As stated, this is simply not possible for the planet as a whole. In principle, you could get zero gs at the equator, but nowhere else.

Take the Earth as an example. The orbital period in LEO is about 90 minutes. So, if the Earth were to have a 90-minute day, the equator would be at zero gs. However, the poles have no centrifugal force associated with them, and surface gravity would be 1 g, dropping with latitude.

As a result, the other answers are correct about atmosphere loss, except that it would only occur in the vicinity of the equator, and therefore would take a bit longer than if the surface field were zero over the whole planet.


If a planet spun so fast that "gravity" was negated and objects actually fly off the planet due to centrifugal force, you don't need to use science but simple logic to realize that if objects on the surface will be flung into space, then so will the ground of the planet as well, as everything in the planet was flung into space until there was nothing left.

You mentioned that in fact, the planet was made of a material that will not fling off due to centrifugal force. Well, then the planet must be solid rock.

Unfortunately, in our current science, gravity does not work like you said. Gravity is actually stronger the closer you get to the surface or the core, not the other way around. You are implying the opposite, which is a fantasy world, and even more fantastic (as in, scientifically null), that somehow gravity functioned normally below the surface and opposite above the surface? This makes no scientific sense, that much is for sure.

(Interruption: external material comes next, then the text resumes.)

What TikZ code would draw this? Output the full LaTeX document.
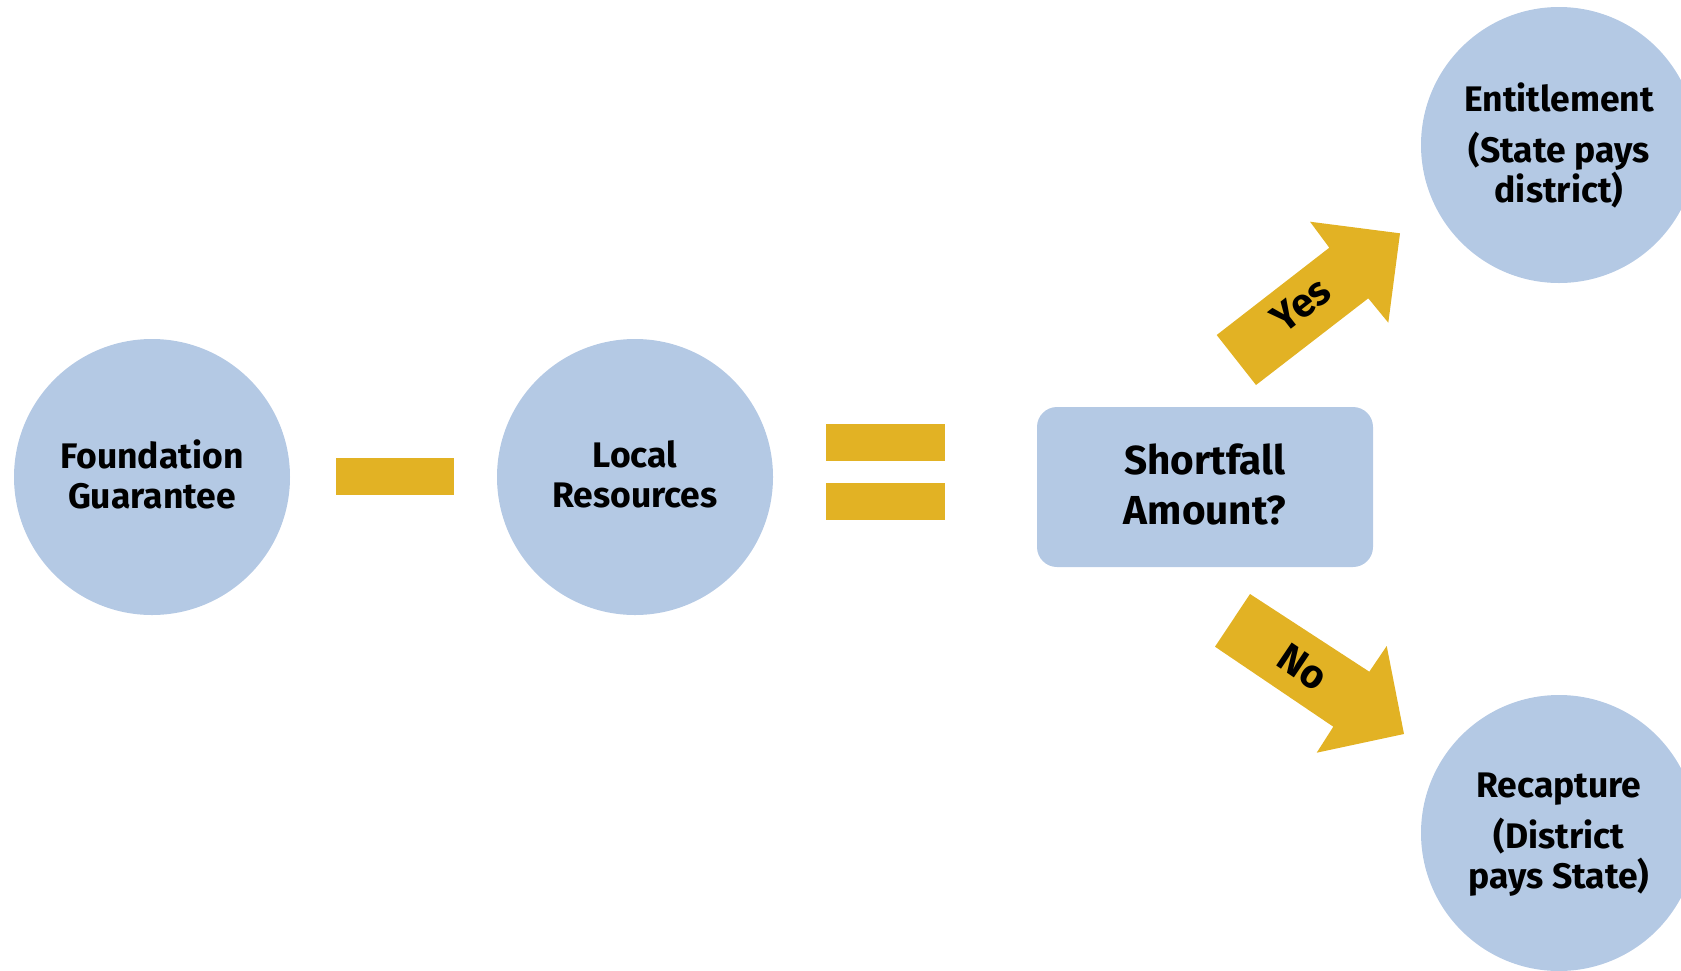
\documentclass[tikz,border=0pt]{standalone}
\usepackage{fontspec}
\setmainfont{Fira Sans}[BoldFont={Fira Sans Bold}]
\definecolor{cblue}{RGB}{180,201,228}
\definecolor{cgold}{RGB}{226,178,36}
\begin{document}
\begin{tikzpicture}[x=1pt,y=-1pt,
  bubble/.style={circle,fill=cblue,minimum size=276pt,inner sep=0pt,align=center,font=\bfseries\fontsize{35.5}{40}\selectfont},
  decision/.style={rounded corners=20pt,fill=cblue,minimum width=336pt,minimum height=160pt,align=center,font=\bfseries\fontsize{40.5}{50}\selectfont},
  bar/.style={fill=cgold},
  blockarrow/.style={fill=cgold},
  arrowtext/.style={font=\bfseries\fontsize{40}{44}\selectfont}]
\useasboundingbox (0,0) rectangle (1681,970);
\clip (0,0) rectangle (1681,970);
\fill[cblue] (152,477) circle[radius=138];
\node[bubble,fill=none] (found) at (152,474) {Foundation\\Guarantee};
\fill[cblue] (635,477) circle[radius=138];
\node[bubble,fill=none] (local) at (635,474) {Local\\Resources};
\node[decision] (short) at (1205,487) {};
\node[decision,fill=none] (shortt) at (1205,484) {Shortfall\\Amount?};
\node[bubble] (ent) at (1559,145) {Entitlement\\[11pt](State pays\\district)};
\fill[cblue] (1559,833) circle[radius=138];
\node[bubble,fill=none] (rec) at (1559,835) {Recapture\\[11pt](District\\pays State)};
% minus and equals
\fill[bar] (336,458) rectangle (454,495);
\fill[bar] (826,424) rectangle (945,461);
\fill[bar] (826,483) rectangle (945,520);
% Yes arrow
\fill[blockarrow] (1216.7,335) -- (1256,385) -- (1368.3,298.3) -- (1388.3,322.7) -- (1400,233.3) -- (1310,221.7) -- (1329.3,247.7) -- cycle;
\node[arrowtext,rotate=37.8] (yes) at (1301,305) {Yes};
% No arrow
\fill[blockarrow] (1215,646.7) -- (1250,594) -- (1369.3,671.7) -- (1386.7,646) -- (1404,734) -- (1316.7,752.7) -- (1333.3,726.7) -- cycle;
\node[arrowtext,rotate=-34] (no) at (1303,667) {No};
\end{tikzpicture}
\end{document}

If you are claiming a fantasy world where what you say is what occurs, then we can no longer use science to determine an answer, since you are no longer actually relying on science as we know it. In fact, in this world, you made up your own science and your own physics, so in that case of course it will work, for you are the creator of this universe and this science and this physics and therefore you can do whatever you want - it is a fantasy world.

But since you said this is a science-based question, then your science is wrong and your planet cannot exist. There is no scientific answer to your question, you are totally free at this point to create any universe you want free from the bounds of science, as this is now a fantasy question.